═══ EXTRACTED MATERIAL ═══
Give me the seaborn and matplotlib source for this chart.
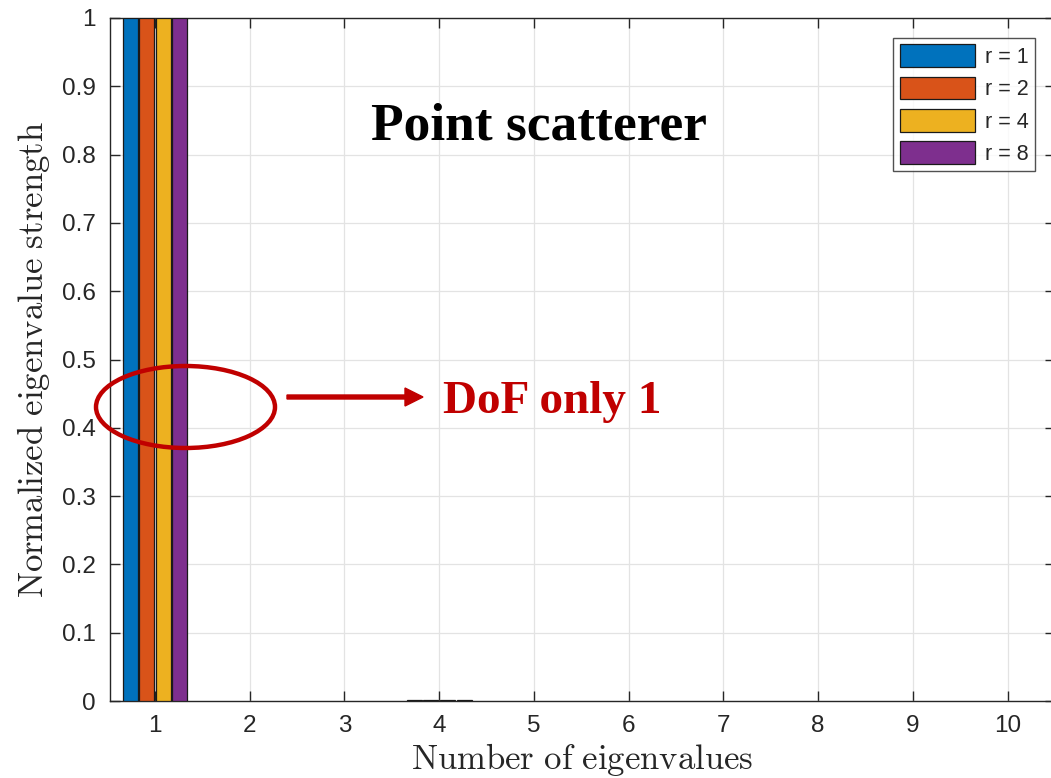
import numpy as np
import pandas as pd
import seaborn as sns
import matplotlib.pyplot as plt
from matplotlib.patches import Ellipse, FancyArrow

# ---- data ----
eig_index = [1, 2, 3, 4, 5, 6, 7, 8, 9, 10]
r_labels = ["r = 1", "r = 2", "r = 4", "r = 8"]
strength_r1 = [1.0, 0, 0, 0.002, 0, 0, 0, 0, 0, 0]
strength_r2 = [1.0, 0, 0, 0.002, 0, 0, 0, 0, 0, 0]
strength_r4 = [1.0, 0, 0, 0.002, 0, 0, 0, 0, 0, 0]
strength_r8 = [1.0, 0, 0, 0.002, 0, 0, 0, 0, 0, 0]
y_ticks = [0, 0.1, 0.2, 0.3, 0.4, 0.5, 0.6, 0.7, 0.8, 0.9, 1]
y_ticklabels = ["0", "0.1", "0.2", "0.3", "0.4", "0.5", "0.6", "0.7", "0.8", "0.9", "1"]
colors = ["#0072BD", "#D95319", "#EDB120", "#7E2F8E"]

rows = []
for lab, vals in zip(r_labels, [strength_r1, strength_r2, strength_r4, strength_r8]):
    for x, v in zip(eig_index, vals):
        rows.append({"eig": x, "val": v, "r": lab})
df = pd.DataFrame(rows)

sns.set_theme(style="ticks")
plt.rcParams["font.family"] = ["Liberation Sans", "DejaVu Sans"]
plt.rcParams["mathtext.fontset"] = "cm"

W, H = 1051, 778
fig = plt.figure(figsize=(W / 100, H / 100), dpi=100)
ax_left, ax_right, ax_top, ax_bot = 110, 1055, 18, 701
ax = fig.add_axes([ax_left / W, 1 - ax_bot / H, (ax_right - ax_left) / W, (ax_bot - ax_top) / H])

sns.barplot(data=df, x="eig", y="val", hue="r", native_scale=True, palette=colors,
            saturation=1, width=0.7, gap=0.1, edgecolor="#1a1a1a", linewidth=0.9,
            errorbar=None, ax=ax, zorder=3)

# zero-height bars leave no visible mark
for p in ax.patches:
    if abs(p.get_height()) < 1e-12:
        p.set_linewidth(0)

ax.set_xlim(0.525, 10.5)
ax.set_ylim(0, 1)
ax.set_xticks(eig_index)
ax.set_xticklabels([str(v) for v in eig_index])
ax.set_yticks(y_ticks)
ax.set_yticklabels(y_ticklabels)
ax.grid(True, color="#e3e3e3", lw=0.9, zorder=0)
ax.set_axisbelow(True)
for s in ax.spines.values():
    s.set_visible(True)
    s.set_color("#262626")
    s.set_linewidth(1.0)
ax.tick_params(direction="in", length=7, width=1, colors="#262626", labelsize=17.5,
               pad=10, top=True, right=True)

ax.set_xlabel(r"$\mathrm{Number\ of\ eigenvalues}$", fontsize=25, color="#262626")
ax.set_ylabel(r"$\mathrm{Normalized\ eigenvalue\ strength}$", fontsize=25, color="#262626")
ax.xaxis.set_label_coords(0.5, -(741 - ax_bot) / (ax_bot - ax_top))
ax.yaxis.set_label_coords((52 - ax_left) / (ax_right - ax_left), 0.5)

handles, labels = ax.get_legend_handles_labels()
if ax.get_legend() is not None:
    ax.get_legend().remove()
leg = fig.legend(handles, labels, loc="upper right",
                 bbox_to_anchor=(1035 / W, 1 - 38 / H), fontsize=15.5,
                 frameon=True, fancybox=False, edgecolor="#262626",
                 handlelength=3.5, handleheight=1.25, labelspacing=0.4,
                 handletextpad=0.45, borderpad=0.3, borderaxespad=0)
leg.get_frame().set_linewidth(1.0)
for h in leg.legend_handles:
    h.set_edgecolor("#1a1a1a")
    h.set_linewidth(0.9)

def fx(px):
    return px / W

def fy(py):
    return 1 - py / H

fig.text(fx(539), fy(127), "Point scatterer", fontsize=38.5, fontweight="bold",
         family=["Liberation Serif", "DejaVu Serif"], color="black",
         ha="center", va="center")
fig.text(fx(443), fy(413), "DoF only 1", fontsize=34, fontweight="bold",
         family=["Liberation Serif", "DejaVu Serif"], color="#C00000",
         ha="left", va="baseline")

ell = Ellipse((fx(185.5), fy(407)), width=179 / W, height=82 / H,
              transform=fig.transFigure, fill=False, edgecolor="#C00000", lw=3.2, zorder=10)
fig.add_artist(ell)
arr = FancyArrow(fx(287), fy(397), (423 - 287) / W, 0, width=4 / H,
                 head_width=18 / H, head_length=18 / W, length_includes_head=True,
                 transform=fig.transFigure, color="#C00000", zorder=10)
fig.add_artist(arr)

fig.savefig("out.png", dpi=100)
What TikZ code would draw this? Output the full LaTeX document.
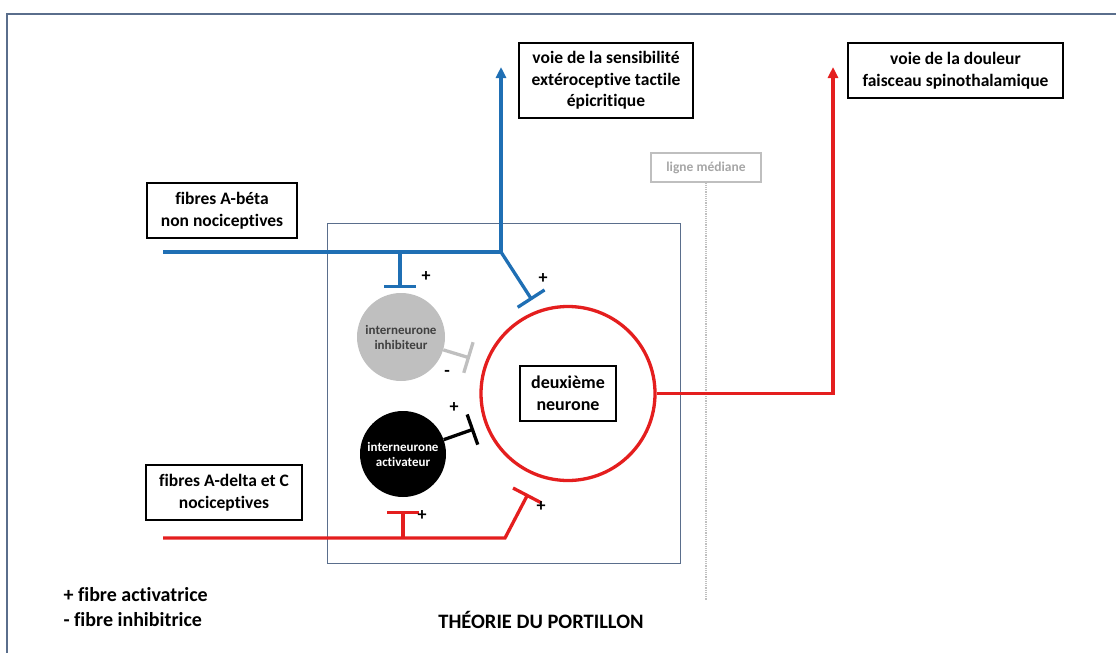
═══
REQUIRED TASK
Copy the data character for character, but drop all pictures from the copy.

RESPONSE FOR THIS EXERCISE
Give me the seaborn and matplotlib source for this chart.
import numpy as np
import pandas as pd
import seaborn as sns
import matplotlib.pyplot as plt
from matplotlib.patches import Ellipse, FancyArrow

# ---- data ----
eig_index = [1, 2, 3, 4, 5, 6, 7, 8, 9, 10]
r_labels = ["r = 1", "r = 2", "r = 4", "r = 8"]
strength_r1 = [1.0, 0, 0, 0.002, 0, 0, 0, 0, 0, 0]
strength_r2 = [1.0, 0, 0, 0.002, 0, 0, 0, 0, 0, 0]
strength_r4 = [1.0, 0, 0, 0.002, 0, 0, 0, 0, 0, 0]
strength_r8 = [1.0, 0, 0, 0.002, 0, 0, 0, 0, 0, 0]
y_ticks = [0, 0.1, 0.2, 0.3, 0.4, 0.5, 0.6, 0.7, 0.8, 0.9, 1]
y_ticklabels = ["0", "0.1", "0.2", "0.3", "0.4", "0.5", "0.6", "0.7", "0.8", "0.9", "1"]
colors = ["#0072BD", "#D95319", "#EDB120", "#7E2F8E"]

rows = []
for lab, vals in zip(r_labels, [strength_r1, strength_r2, strength_r4, strength_r8]):
    for x, v in zip(eig_index, vals):
        rows.append({"eig": x, "val": v, "r": lab})
df = pd.DataFrame(rows)

sns.set_theme(style="ticks")
plt.rcParams["font.family"] = ["Liberation Sans", "DejaVu Sans"]
plt.rcParams["mathtext.fontset"] = "cm"

W, H = 1051, 778
fig = plt.figure(figsize=(W / 100, H / 100), dpi=100)
ax_left, ax_right, ax_top, ax_bot = 110, 1055, 18, 701
ax = fig.add_axes([ax_left / W, 1 - ax_bot / H, (ax_right - ax_left) / W, (ax_bot - ax_top) / H])

sns.barplot(data=df, x="eig", y="val", hue="r", native_scale=True, palette=colors,
            saturation=1, width=0.7, gap=0.1, edgecolor="#1a1a1a", linewidth=0.9,
            errorbar=None, ax=ax, zorder=3)

# zero-height bars leave no visible mark
for p in ax.patches:
    if abs(p.get_height()) < 1e-12:
        p.set_linewidth(0)

ax.set_xlim(0.525, 10.5)
ax.set_ylim(0, 1)
ax.set_xticks(eig_index)
ax.set_xticklabels([str(v) for v in eig_index])
ax.set_yticks(y_ticks)
ax.set_yticklabels(y_ticklabels)
ax.grid(True, color="#e3e3e3", lw=0.9, zorder=0)
ax.set_axisbelow(True)
for s in ax.spines.values():
    s.set_visible(True)
    s.set_color("#262626")
    s.set_linewidth(1.0)
ax.tick_params(direction="in", length=7, width=1, colors="#262626", labelsize=17.5,
               pad=10, top=True, right=True)

ax.set_xlabel(r"$\mathrm{Number\ of\ eigenvalues}$", fontsize=25, color="#262626")
ax.set_ylabel(r"$\mathrm{Normalized\ eigenvalue\ strength}$", fontsize=25, color="#262626")
ax.xaxis.set_label_coords(0.5, -(741 - ax_bot) / (ax_bot - ax_top))
ax.yaxis.set_label_coords((52 - ax_left) / (ax_right - ax_left), 0.5)

handles, labels = ax.get_legend_handles_labels()
if ax.get_legend() is not None:
    ax.get_legend().remove()
leg = fig.legend(handles, labels, loc="upper right",
                 bbox_to_anchor=(1035 / W, 1 - 38 / H), fontsize=15.5,
                 frameon=True, fancybox=False, edgecolor="#262626",
                 handlelength=3.5, handleheight=1.25, labelspacing=0.4,
                 handletextpad=0.45, borderpad=0.3, borderaxespad=0)
leg.get_frame().set_linewidth(1.0)
for h in leg.legend_handles:
    h.set_edgecolor("#1a1a1a")
    h.set_linewidth(0.9)

def fx(px):
    return px / W

def fy(py):
    return 1 - py / H

fig.text(fx(539), fy(127), "Point scatterer", fontsize=38.5, fontweight="bold",
         family=["Liberation Serif", "DejaVu Serif"], color="black",
         ha="center", va="center")
fig.text(fx(443), fy(413), "DoF only 1", fontsize=34, fontweight="bold",
         family=["Liberation Serif", "DejaVu Serif"], color="#C00000",
         ha="left", va="baseline")

ell = Ellipse((fx(185.5), fy(407)), width=179 / W, height=82 / H,
              transform=fig.transFigure, fill=False, edgecolor="#C00000", lw=3.2, zorder=10)
fig.add_artist(ell)
arr = FancyArrow(fx(287), fy(397), (423 - 287) / W, 0, width=4 / H,
                 head_width=18 / H, head_length=18 / W, length_includes_head=True,
                 transform=fig.transFigure, color="#C00000", zorder=10)
fig.add_artist(arr)

fig.savefig("out.png", dpi=100)
What TikZ code would draw this? Output the full LaTeX document.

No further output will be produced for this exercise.